Ferret Legging in North America
The ban in the UK on the sport has not prevented it continuing in other countries. Ferret-legging contests were held regularly at the Richmond Celtic and Highland Games in Virginia, USA from 2003 to 2009. In recent years animal campaigners have tried to prevent ferret-legging contests wherever they can. As a result the sport is on the wane.
The video below shows a ferret-legging competition in progress. Someone once said that “Ferret-leggers take solace in the knowledge that however wretched their sport may be, it will always be one step above competitive eating.” There’s no easy answer to that.
Competitive Ferret Legging in Action
Ferret Family Relations
Ferrets are a member of the Mustelidae family. This is the same family class as weasels, polecats and badgers. Ferrets are mammals and carnivores. The females produce young two or three times per year. Each litter has between three and seven kits. A male ferret is called a hob, a female is a jill. Their offspring are known as kits. The collective noun for them is a business of ferrets.
Ferrets mark their territory by leaving a wipe of scent that uniquely identifies them to other ferrets. The scent is produced from their anal glands which they smear onto leaves or undergrowth to mark their presence. Just like skunks, ferrets may also release this pungent scent if they are startled or frightened. If you want to learn more about these intelligent animals, I recommend you read Tell Me All About Ferrets.
Weasel War Dance
This term is used to refer to the behavior displayed by excited ferrets and weasels. The war dance consists of frenzied leaps and zig-zag movements. The ferret appears almost as if it is in a trance. It will clumsily bump into things as it hops, skips and jumps; backwards, sideways and forwards.
Research in Australia showed that male ferrets are more likely to do a war dance than female ferrets. The “Effect of captivity and management on behavior of the domestic ferret” by Sarah Talbot et al. was published in the “Applied Animal Behavior Science Journal” (December 2013).
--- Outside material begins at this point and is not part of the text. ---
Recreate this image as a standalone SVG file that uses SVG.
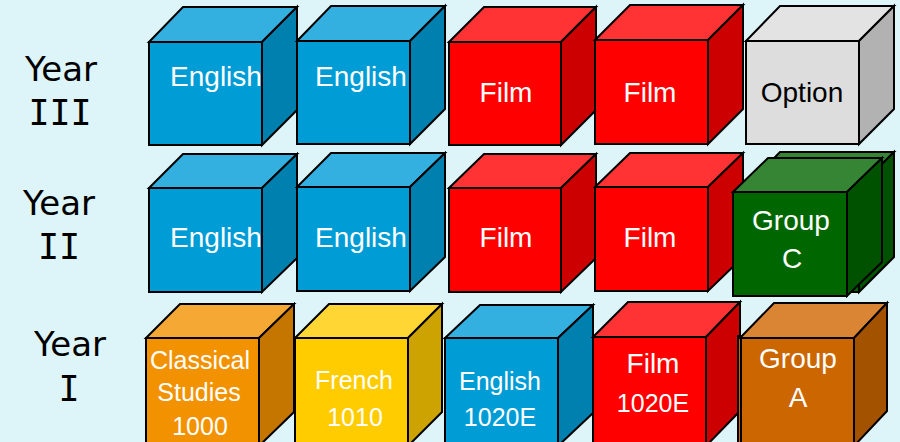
<svg xmlns="http://www.w3.org/2000/svg" width="900" height="442" viewBox="0 0 900 442">
<style>
.e{stroke:#000;stroke-width:2;stroke-linejoin:miter}
.t{font-family:"Liberation Sans",Arial,sans-serif;font-size:28px;fill:#fff;text-anchor:middle}
.s{font-size:25px}
.y{font-family:"DejaVu Sans",sans-serif;font-size:34px;fill:#000;text-anchor:middle}
.n{font-family:"DejaVu Sans Mono",monospace;font-size:35px;fill:#000;text-anchor:middle}
.bf{fill:#009CD6}.bt{fill:#33AFE0}.br{fill:#0080AE}
.rf{fill:#FF0000}.rt{fill:#FF3333}.rr{fill:#CC0000}
.gf{fill:#DDDDDD}.gt{fill:#E3E3E3}.gr{fill:#B2B2B2}
.cf{fill:#006600}.ct{fill:#358535}.cr{fill:#005200}
.of{fill:#F39200}.ot{fill:#F5A834}.or{fill:#C47600}
.yf{fill:#FFCC00}.yt{fill:#FFD633}.yr{fill:#CCA300}
.af{fill:#CC6600}.at{fill:#D98533}.ar{fill:#A35200}
</style>
<rect width="900" height="442" fill="#DDF4F8"/>
<g id="labels">
<text class="y" x="61" y="81">Year</text><text class="n" x="60" y="125">III</text>
<text class="y" x="59" y="215">Year</text><text class="n" x="59" y="259">II</text>
<text class="y" x="70" y="356">Year</text><text class="n" x="69" y="401">I</text>
</g>
<g id="y3-english1">
<polygon class="e bt" points="149,42 183,7 297,7 262,42"/>
<polygon class="e br" points="262,42 297,7 297,110 262,145"/>
<rect class="e bf" x="149" y="42" width="113" height="103"/>
<text class="t" x="216" y="86">English</text>
</g>
<g id="y3-english2">
<polygon class="e bt" points="297,41 331,6 445,6 410,41"/>
<polygon class="e br" points="410,41 445,6 445,109 410,144"/>
<rect class="e bf" x="297" y="41" width="113" height="103"/>
<text class="t" x="361" y="86">English</text>
</g>
<g id="y3-film1">
<polygon class="e rt" points="449,42 484,7 596,7 561,42"/>
<polygon class="e rr" points="561,42 596,7 596,110 561,145"/>
<rect class="e rf" x="449" y="42" width="112" height="103"/>
<text class="t" x="506" y="102">Film</text>
</g>
<g id="y3-film2">
<polygon class="e rt" points="595,40 630,5 743,5 708,40"/>
<polygon class="e rr" points="708,40 743,5 743,109 708,144"/>
<rect class="e rf" x="595" y="40" width="113" height="104"/>
<text class="t" x="650" y="102">Film</text>
</g>
<g id="y3-option">
<polygon class="e gt" points="746,41 780,6 894,6 859,41"/>
<polygon class="e gr" points="859,41 894,6 894,109 859,144"/>
<rect class="e gf" x="746" y="41" width="113" height="103"/>
<text class="t" x="802" y="102" style="fill:#000">Option</text>
</g>
<g id="y2-english1">
<polygon class="e bt" points="149,188 183,154 297,154 262,188"/>
<polygon class="e br" points="262,188 297,154 297,258 262,292"/>
<rect class="e bf" x="149" y="188" width="113" height="104"/>
<text class="t" x="216" y="247">English</text>
</g>
<g id="y2-english2">
<polygon class="e bt" points="297,187 331,153 445,153 410,187"/>
<polygon class="e br" points="410,187 445,153 445,257 410,291"/>
<rect class="e bf" x="297" y="187" width="113" height="104"/>
<text class="t" x="361" y="247">English</text>
</g>
<g id="y2-film1">
<polygon class="e rt" points="449,188 484,154 596,154 561,188"/>
<polygon class="e rr" points="561,188 596,154 596,258 561,292"/>
<rect class="e rf" x="449" y="188" width="112" height="104"/>
<text class="t" x="506" y="247">Film</text>
</g>
<g id="y2-film2">
<polygon class="e rt" points="595,187 630,153 743,153 708,187"/>
<polygon class="e rr" points="708,187 743,153 743,257 708,291"/>
<rect class="e rf" x="595" y="187" width="113" height="104"/>
<text class="t" x="650" y="247">Film</text>
</g>
<g id="y2-groupc">
<polygon class="e ct" points="746,187 780,152 894,152 859,187"/>
<polygon class="e cr" points="859,187 894,152 894,257 859,292"/>
<rect class="e cf" x="746" y="187" width="113" height="105"/>
<polygon class="e ct" points="733,192 768,158 882,158 847,192"/>
<polygon class="e cr" points="847,192 882,158 882,262 847,296"/>
<rect class="e cf" x="733" y="192" width="114" height="104"/>
<text class="t" x="791" y="230">Group</text>
<text class="t" x="792" y="268">C</text>
</g>
<g id="y1-classical">
<polygon class="e ot" points="146,338 180,304 294,304 259,338"/>
<polygon class="e or" points="259,338 294,304 294,412 259,446"/>
<rect class="e of" x="146" y="338" width="113" height="108"/>
<text class="t s" x="200" y="369">Classical</text>
<text class="t s" x="199" y="401">Studies</text>
<text class="t s" x="200" y="435">1000</text>
</g>
<g id="y1-french">
<polygon class="e yt" points="295,338 329,304 442,304 408,338"/>
<polygon class="e yr" points="408,338 442,304 442,412 408,446"/>
<rect class="e yf" x="295" y="338" width="113" height="108"/>
<text class="t s" x="354" y="389">French</text>
<text class="t s" x="355" y="426">1010</text>
</g>
<g id="y1-english">
<polygon class="e bt" points="445,338 480,305 593,305 558,338"/>
<polygon class="e br" points="558,338 593,305 593,413 558,446"/>
<rect class="e bf" x="445" y="338" width="113" height="108"/>
<text class="t s" x="500" y="390">English</text>
<text class="t s" x="500" y="426">1020E</text>
</g>
<g id="y1-film">
<polygon class="e rt" points="593,337 628,302 740,302 706,337"/>
<polygon class="e rr" points="706,337 740,302 740,411 706,446"/>
<rect class="e rf" x="593" y="337" width="113" height="109"/>
<text class="t" x="653" y="373">Film</text>
<text class="t s" x="653" y="412">1020E</text>
</g>
<g id="y1-groupa">
<rect class="e af" x="738" y="336" width="114" height="110"/>
<polygon class="e at" points="740,338 774,303 887,303 854,338"/>
<polygon class="e ar" points="854,338 887,303 887,411 854,446"/>
<rect class="e af" x="741" y="338" width="113" height="108"/>
<text class="t" x="798" y="368">Group</text>
<text class="t" x="798" y="407">A</text>
</g>
</svg>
A total of 466 domestic ferrets were involved in the study, the aim of which was to observe the effects of different types of housing on the behavior of male, female and neutered ferrets.
Unsurprisingly, the animals that were housed in better conditions including things to make their captive environment more interesting, showed more playful behavior than those whose cages just met minimum standards. The weasel war dance was categorized as a playful behavior in this study.